LGF Comment: re: #157 Charles Not really a guru, ...

Breitbart Shocked, Shocked to Find That Birtherism is Going on at TeaBagCon

SixDegrees2/06/2010 1:51:35 pm PST

re: #157 Charles

Not really a guru, but I know a bit. What’s the question?

We’ve been parsing a particular type of XML document for some time, without trouble, using Xerces-C++. We got a failure the other day, because every tag in the document suddenly has a namspace attached to it, which we’ve never seen before. The namespace is the same on every tag, and appears to be machine generated. There is a single tag at the top of the document (I don’t recall the name of it) containing a huge list of namespace definitions of the form ‘xmlns:foo=”urn:gdyn:ims:bar”’; ‘foo’ is the namespace found in the document tags, although there are many other namespaces listed.

I’m assuming that somewhere, there is a document that states one of two things: the namespace we’re supposed to be interested in, or the urn we’re supposed to be interested in.
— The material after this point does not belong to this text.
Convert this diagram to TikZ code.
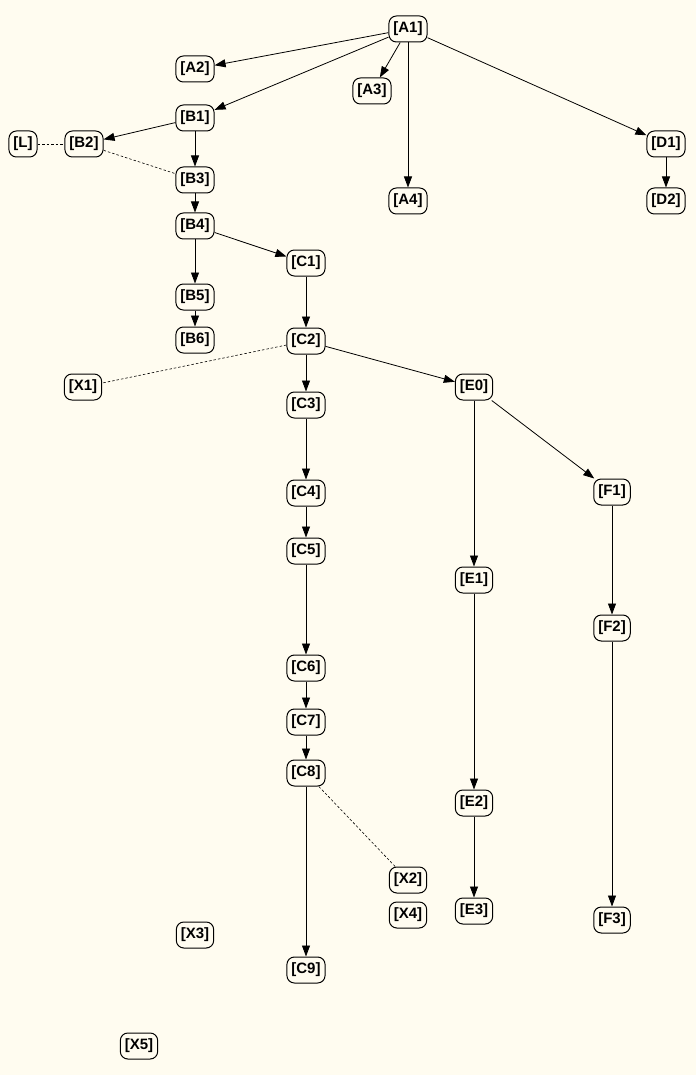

Is this correct? It seems impossible to me to attach such metainformation to the document itself, so we need some external source for the mapping between namespaces/urns and things we actually care about.

Also, since we’ve never seen namespaces before this, how do we set up our code to parse both types of document, ones with namespaces defined and ones without? It seems as though the only solution is to look for the namespace setting, and vary the function call based on it’s presence or absence, using either getElementsByTagName() or getElementsByTagNameNS() as appropriate. Is this also correct, or is there a way to tell the latter to use the “default” (non-explicit) namespace, maybe by using an empty string?